Rape of 86-year-old grandmother shocks India
An 86-year-old grandmother was allegedly raped and assaulted by a man nearly five decades younger than her in India, BBC News reported, in the latest shocking case of sexual violence against women in the country.
Police in the capital New Delhi have arrested a man in his 30s who allegedly duped the octogenarian into accompanying him before raping her.
"The woman was waiting outside her home on Monday evening for the milkman when she was approached by her attacker," Swati Maliwal, head of the Delhi Commission for Women, told the BBC.
"He told her that her regular milk delivery man wasn't coming and offered to take her to the place where she could get milk."
The woman went along with the man, who took her to a nearby farm where he raped her, Maliwal said.
"She kept crying and begging him to leave her. She told him that she was like his grandmother. But he ignored her pleas and assaulted her mercilessly when she tried to resist and protect herself," the activist added.
The woman was rescued by local villagers who heard her cries while passing by the farm. They handed over the attacker to police.
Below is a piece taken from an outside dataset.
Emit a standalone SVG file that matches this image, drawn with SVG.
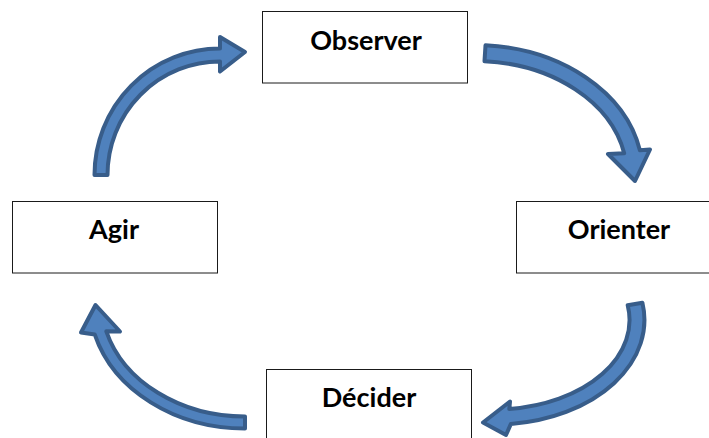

After visiting the elderly victim at her home, Maliwal described the trauma she had endured.
"Her hands are totally wrinkled. You get a shock when you hear what she went through. There are bruises on her face and all over her body and she told me that she had vaginal bleeding. She is suffering from extreme trauma," she was quoted as saying in the report.
Crimes against women in India have been unabated despite tough new laws that were enacted following the 2012 rape and murder of a woman in a Delhi bus that led to an outpouring of anger across the country.
Despite the setting up of fast track courts, cases have moved slowly, for lack of witnesses and the inability of many families to go through the long legal process.
According to National Crime Records Bureau figures cited by the BBC, police recorded 33,977 cases of rape in India in 2018 — that works out to a rape every 15 minutes. However, campaigners say the actual numbers could be much higher as many cases are not even reported.